Bleiben die EU-Staaten Deutschland, Frankreich und Italien. Nachdem sich die Europäische Union lange nicht auf einen gemeinsamen China-Kurs einigen konnte – vor allem der ungarische Ministerpräsident Viktor Orbán hatte gebremst –, verhängte die EU Ende März erstmals seit mehr als 30 Jahren Sanktionen gegen Peking; die Strafmassnahmen sollen die Verantwortlichen für die Unterdrückung der Uiguren treffen. Gleichzeitig sind die Sanktionen Ausdruck eines neuen politischen Selbstbewusstseins der EU gegenüber China, dem zweitwichtigsten Handelspartner der Union.

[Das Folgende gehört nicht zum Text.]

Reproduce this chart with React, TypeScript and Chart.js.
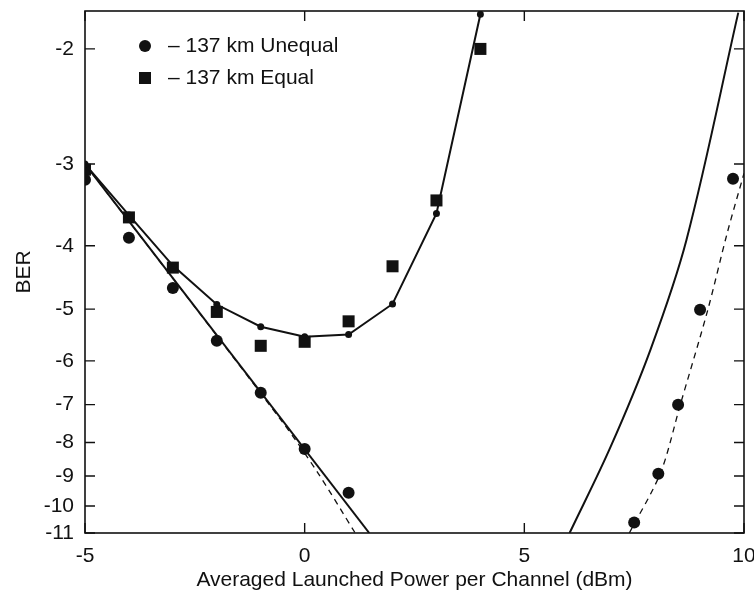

Auch wenn die Chancen gut stehen für Biden, seine G7-Partner in Carbis Bay auf Linie zu bringen, ein Dilemma bleibt, jenseits aller wirtschaftlicher Verflechtungen: Neben der Beendigung der Pandemie hat Biden den Kampf gegen den Klimawandel zum Kernziel seiner Präsidentschaft gemacht. Und ohne China, den weltweit grössten Emittenten von Kohlendioxid, ist dieser Kampf nicht zu gewinnen.

Es sind also zwei Fronten, an denen der US-Präsident derzeit kämpft. Das Schizophrene dabei: Einmal ist China sein Gegner, einmal sein Verbündeter. Aber schon Sunzi, der alte chinesische Philosoph, wusste: «Das eigentliche Ziel des Krieges ist der Frieden.»